The ‘Tyrant Rapist’, Discourses of Matrimony and the Persistence of Patriarchal Political Ideologies in Early Modern Literary and Artistic Fiction
About
My thesis will focus on the late-sixteenth and seventeenth century literary and artistic trope of the ‘tyrant rapist’: a narrative structure in which uncontrollable lust functions as an argument for the overthrow of a tyrannous monarch. Drawing on existing early modern gender studies from critics including Francis E. Dolan and Mark Breitenberg, I will argue that the fictional trope of the ‘tyrant rapist’ conveys a narrative in which the performance of rape by a male leader on a female subject paradoxically functions as both a hyper-masculine act of violence, but also evokes the (Protestant) discourse of marriage.
Stuart patriarchal political ideology naturalised authoritarian rule by likening monarchic political authority to Protestant patriarchal marital authority, in which man and woman spiritually combine within a hierarchical union that places man as the reasoning ‘head’ and woman as the subordinate, oversexed ‘body’.
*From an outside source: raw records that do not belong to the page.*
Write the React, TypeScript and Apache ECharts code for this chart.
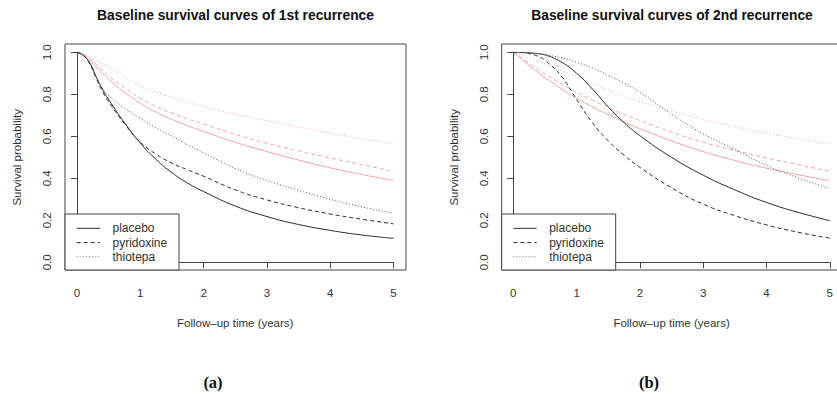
import React, { useEffect, useRef } from "react";
import * as echarts from "echarts";

// ---- data ----
const times = [0, 0.1, 0.2, 0.3, 0.4, 0.5, 0.75, 1, 1.25, 1.5, 1.75, 2, 2.5, 3, 3.5, 4, 4.5, 5];

// panel (a): 1st recurrence
const placebo1 = [1, 0.985, 0.95, 0.885, 0.825, 0.775, 0.665, 0.568, 0.49, 0.427, 0.377, 0.337, 0.268, 0.218, 0.18, 0.152, 0.13, 0.114];
const pyridoxine1 = [1, 0.985, 0.945, 0.878, 0.815, 0.765, 0.66, 0.572, 0.515, 0.472, 0.44, 0.41, 0.345, 0.297, 0.26, 0.23, 0.205, 0.183];
const thiotepa1 = [1, 0.985, 0.95, 0.885, 0.83, 0.795, 0.735, 0.685, 0.64, 0.6, 0.56, 0.522, 0.447, 0.39, 0.343, 0.3, 0.264, 0.233];
const refPlacebo1 = [1, 0.99, 0.965, 0.93, 0.9, 0.872, 0.81, 0.757, 0.715, 0.68, 0.65, 0.623, 0.572, 0.527, 0.487, 0.45, 0.418, 0.389];
const refPyridoxine1 = [1, 0.99, 0.97, 0.943, 0.915, 0.888, 0.832, 0.782, 0.742, 0.71, 0.683, 0.658, 0.609, 0.567, 0.531, 0.497, 0.465, 0.433];
const refThiotepa1 = [1, 0.992, 0.978, 0.962, 0.947, 0.932, 0.883, 0.84, 0.81, 0.785, 0.762, 0.742, 0.705, 0.674, 0.644, 0.615, 0.589, 0.563];

// panel (b): 2nd recurrence
const placebo2 = [1, 1, 0.998, 0.996, 0.993, 0.988, 0.955, 0.9, 0.825, 0.74, 0.665, 0.603, 0.5, 0.415, 0.345, 0.285, 0.238, 0.198];
const pyridoxine2 = [1, 0.999, 0.997, 0.99, 0.98, 0.962, 0.89, 0.775, 0.665, 0.578, 0.51, 0.452, 0.355, 0.277, 0.222, 0.178, 0.143, 0.115];
const thiotepa2 = [1, 1, 0.998, 0.996, 0.993, 0.988, 0.975, 0.952, 0.925, 0.89, 0.853, 0.81, 0.705, 0.612, 0.537, 0.462, 0.402, 0.352];
const refPlacebo2 = [1, 0.975, 0.95, 0.925, 0.902, 0.88, 0.828, 0.782, 0.74, 0.703, 0.668, 0.636, 0.578, 0.527, 0.485, 0.448, 0.417, 0.389];
const refPyridoxine2 = [1, 0.98, 0.958, 0.937, 0.917, 0.898, 0.852, 0.81, 0.772, 0.737, 0.705, 0.675, 0.62, 0.572, 0.533, 0.497, 0.465, 0.433];
const refThiotepa2 = [1, 0.99, 0.978, 0.966, 0.955, 0.944, 0.915, 0.885, 0.852, 0.82, 0.79, 0.765, 0.72, 0.68, 0.645, 0.615, 0.589, 0.563];

const legendNames = ["placebo", "pyridoxine", "thiotepa"];
const titles = ["Baseline survival curves of 1st recurrence", "Baseline survival curves of 2nd recurrence"];
const captions = ["(a)", "(b)"];
const xName = "Follow\u2013up time (years)";
const yName = "Survival probability";

// ---- styles ----
const FONT = "Liberation Sans, Arial, sans-serif";
const BLACK = "#2a2a2a";
const GREY = "#555";
const PINK = "#f3a2aa";
const dashStyles: any[] = ["solid", [4, 3], [1, 2]];

const panels = [
  { gridLeft: 77, boxLeft: 65, center: 235.5, caption: 213 },
  { gridLeft: 513.3, boxLeft: 501.7, center: 672, caption: 649 },
];
const GRID_TOP = 52.3;
const GRID_W = 316.5;
const GRID_H = 210;
const BOX_TOP = 44;
const BOX_W = 341;
const BOX_H = 226;

const pairs = (ys: number[]) => times.map((t, i) => [t, ys[i]]);

export default function App() {
  const ref = useRef<HTMLDivElement>(null);
  useEffect(() => {
    if (!ref.current) return;
    const chart = echarts.init(ref.current, undefined, { renderer: "svg" });
    const blackSets = [
      [placebo1, pyridoxine1, thiotepa1],
      [placebo2, pyridoxine2, thiotepa2],
    ];
    const refSets = [
      [refPlacebo1, refPyridoxine1, refThiotepa1],
      [refPlacebo2, refPyridoxine2, refThiotepa2],
    ];

    const series: any[] = [];
    panels.forEach((p, pi) => {
      refSets[pi].forEach((ys, k) => {
        series.push({
          type: "line",
          name: legendNames[k] + " (reference)",
          xAxisIndex: pi,
          yAxisIndex: pi,
          data: pairs(ys),
          showSymbol: false,
          symbol: "none",
          smooth: 0.5,
          lineStyle: { color: PINK, width: 1, type: dashStyles[k] },
          silent: true,
        });
      });
      blackSets[pi].forEach((ys, k) => {
        series.push({
          type: "line",
          name: legendNames[k],
          xAxisIndex: pi,
          yAxisIndex: pi,
          data: pairs(ys),
          showSymbol: false,
          symbol: "none",
          smooth: 0.5,
          lineStyle: { color: k === 2 ? GREY : BLACK, width: 1, type: dashStyles[k] },
          silent: true,
        });
      });
    });

    const graphics: any[] = [];
    panels.forEach((p, pi) => {
      graphics.push({
        type: "rect",
        shape: { x: p.boxLeft, y: BOX_TOP, width: BOX_W, height: BOX_H },
        style: { fill: "none", stroke: "#444", lineWidth: 1 },
        silent: true,
      });
      const lx = p.boxLeft;
      graphics.push({
        type: "rect",
        shape: { x: lx, y: 214, width: 114, height: BOX_TOP + BOX_H - 214 },
        style: { fill: "#fff", stroke: "#444", lineWidth: 1 },
        z: 10,
      });
      const rows = [228.3, 242.6, 256.7];
      legendNames.forEach((nm, k) => {
        graphics.push({
          type: "line",
          shape: { x1: lx + 11.7, y1: rows[k], x2: lx + 35, y2: rows[k] },
          style: {
            stroke: k === 2 ? "#777" : BLACK,
            lineWidth: 1,
            lineDash: k === 0 ? null : dashStyles[k],
          },
          z: 11,
        });
        graphics.push({
          type: "text",
          x: lx + 47.5,
          y: rows[k],
          style: {
            text: nm,
            font: `12px ${FONT}`,
            fill: "#333",
            align: "left",
            verticalAlign: "middle",
            textAlign: "left",
            textVerticalAlign: "middle",
          },
          z: 11,
        });
      });
      graphics.push({
        type: "text",
        x: p.caption,
        y: 382,
        style: {
          text: captions[pi],
          font: `bold 16.5px "Liberation Serif", "DejaVu Serif", serif`,
          fill: "#111",
          align: "center",
          verticalAlign: "middle",
          textAlign: "center",
          textVerticalAlign: "middle",
        },
      });
    });

    const axisText = { fontFamily: FONT, fontSize: 11.5, color: "#333" };

    chart.setOption({
      animation: false,
      backgroundColor: "#fff",
      title: panels.map((p, pi) => ({
        text: titles[pi],
        left: p.center,
        top: 8,
        padding: 0,
        textAlign: "center",
        textStyle: { fontFamily: FONT, fontSize: 13.8, fontWeight: "bold", color: "#111" },
      })),
      grid: panels.map((p) => ({
        left: p.gridLeft,
        top: GRID_TOP,
        width: GRID_W,
        height: GRID_H,
        containLabel: false,
      })),
      xAxis: panels.map((p, pi) => ({
        type: "value",
        gridIndex: pi,
        min: 0,
        max: 5,
        interval: 1,
        offset: 7.7,
        name: xName,
        nameLocation: "middle",
        nameGap: 47,
        nameTextStyle: axisText,
        axisLine: { show: true, lineStyle: { color: "#444", width: 1 } },
        axisTick: { show: true, length: 6, lineStyle: { color: "#444" } },
        axisLabel: { ...axisText, margin: 17 },
        splitLine: { show: false },
      })),
      yAxis: panels.map((p, pi) => ({
        type: "value",
        gridIndex: pi,
        min: 0,
        max: 1,
        interval: 0.2,
        offset: p.gridLeft - p.boxLeft,
        name: yName,
        nameLocation: "middle",
        nameGap: 42,
        nameRotate: 90,
        nameTextStyle: axisText,
        axisLine: { show: true, lineStyle: { color: "#444", width: 1 } },
        axisTick: { show: true, length: 6, lineStyle: { color: "#444" } },
        axisLabel: { ...axisText, margin: 12, rotate: 90, formatter: (v: number) => v.toFixed(1) },
        splitLine: { show: false },
      })),
      series,
      graphic: graphics,
    });
    return () => chart.dispose();
  }, []);

  return (
    <div
      ref={ref}
      style={{ position: "fixed", left: 0, top: 0, width: 837, height: 400, background: "#fff" }}
    />
  );
}
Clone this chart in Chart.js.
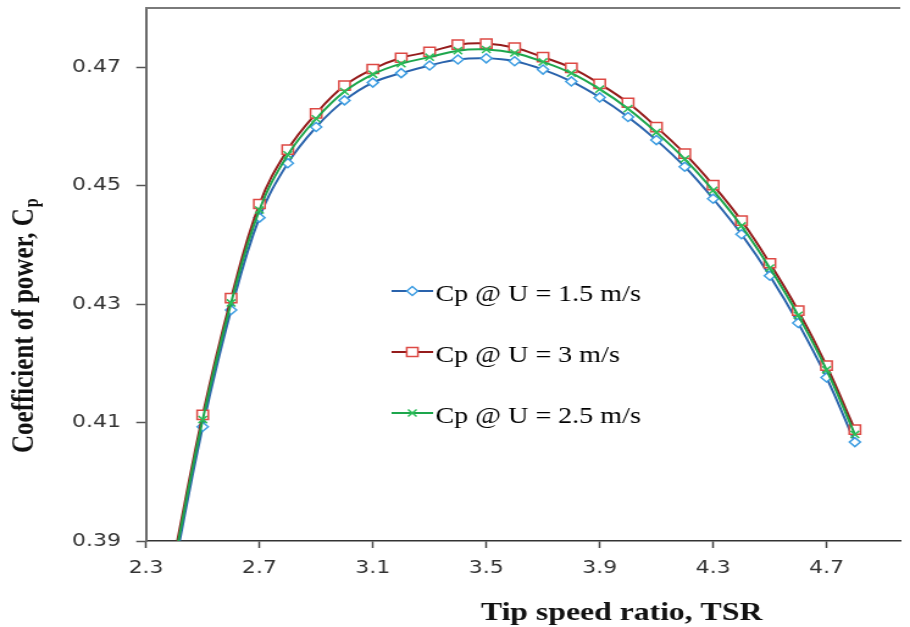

My research will investigate how the marital themes of subsumption and spiritual hierarchy, which frequent literary descriptions of the relationship between ‘tyrant rapist' and victim, challenges the monarch’s political authority by presenting the ‘tyrant rapist’ as becoming subsumed into a gendered hierarchical relationship within which they cannot be ‘head’. This thesis seeks to consider the political motivations for the initial emergence of this as a radical discourse within literature of the late Elizabethan period, and subsequently ask how the evolution of this trope alongside changing Stuart authoritarian ideology restructures rape as a normalising force. Using Francis E. Dolan’s argument that modern British and American models of marriage are ‘inherited’ from the early modern English models of marriage (Dolan, 2008), this thesis will also question the extent to which we can suggest that fears and beliefs surrounding sexual assault today are themselves a development of the early modern discourses of ingestion and permanent union.